Nonureva
Really Surprised!
Supelice
Dreadfully Boring
Stoutor
It's not great by any means, but it's a pretty good movie that didn't leave me filled with regret for investing time in it.
Aneesa Wardle
The story, direction, characters, and writing/dialogue is akin to taking a tranquilizer shot to the neck, but everything else was so well done.
merveillesxx
This film contains a lot of fragment. We can't tell which one is a movie, or which one is a tale. And we don't know anymore where the main story is. I'm very exhausted while I watch it. But when the film came to an end, I was a little bit shock.I'm not sure that I completely get the message from The Buried Forest. In my opinion, it told us about two sides; the beauty of imagination and the cruelty of real world. Surely, I can't distinguish the fantasy scene from the real life scene.
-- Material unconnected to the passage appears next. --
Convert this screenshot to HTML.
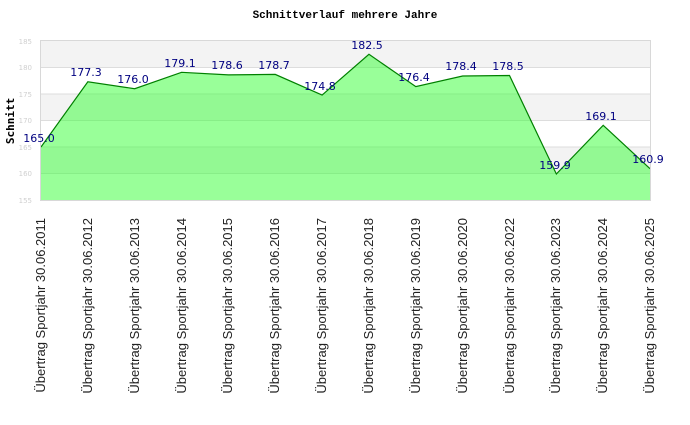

But the face of the leading actress and the music in the final scene put me through the deeply mournfulness. I think the girl finally realize that she has to come back to the real world. Possibly, the buried forest, the whale balloon, the camel are all just illusions.It makes me think of Haruki Murakami's quote in Sputnik Sweetheart. It said "Someday, the real world will pull us back to our old world."
8thSin
This is the most incomprehensible movie I have ever seen in my life. I've always had trouble fully understanding film festival movies (yes, some are not meant to be understood, and movies that leaves you thinking are more interesting), but NEVER have I been left absolutely clueless by end of a film, among over 300 Japanese movies I have watched. The entire movie is made of many bits of random events that had zero coherence. In fact, if not for the title "Umoregi" (Buried-Tree), I wouldn't even have known which one was the main storyline. I am fluent in Japanese, but the understanding of the language and its culture did not help me one bit in trying to figure out what this director/writer was trying to say. Perhaps I needed some magic mushrooms for this magical trip into the dream.I was deeply disappointed to see many positive reviews from film critics for this movie. I personally think it's wrong to praise a film just because the director is famous and you're too afraid to admit you didn't understand the movie.
Chris Newfield
this movie is not addressing the level of your brain that drives a car and checks your watch while you're watching this film. It's not about some other world either. It's about small town folks who do what they do and make things out of paper and paint and tell stories and walk into the woods, and then ordinarily magical things happen to them, or are done by them, which is the same thing. The French title, translated, is the Forgotten Forest, and it's OK if you feel a little sleepy while you're watching it, since that might help you remember things you've forgotten. It's really quite a beautiful film, and it sees things that take some time to see. It's great in the same way that a slow bow-march on the street is great. It's the film version of a swim protest, except that it doesn't protest at all.
Jakub Nowak
I have seen this movie a couple days ago on the Era New Horizons movie festival in Cieszyn, Poland and I must admit that I really liked it. Normally I don't like movies with no true storyline but this is a fine exception. The movie has some plot but it really is ( for me ) a series of loosely linked images. Beautiful and magic images.The movie itself itself is centered around three young girls living in a small village in Japan. The girls like books and at one point they start inventing their own stories. As time passes we get to know many characters and their stories and at some point we are not sure what is 'true' and what is 'magic'.Yety the most important part is the imagery. The little town, the buried forest ( which is, by the way, the title ), the little boat on the stream. Watching this movie is pure pleasure. Just sit back relax and enjoy this mellow magic trip.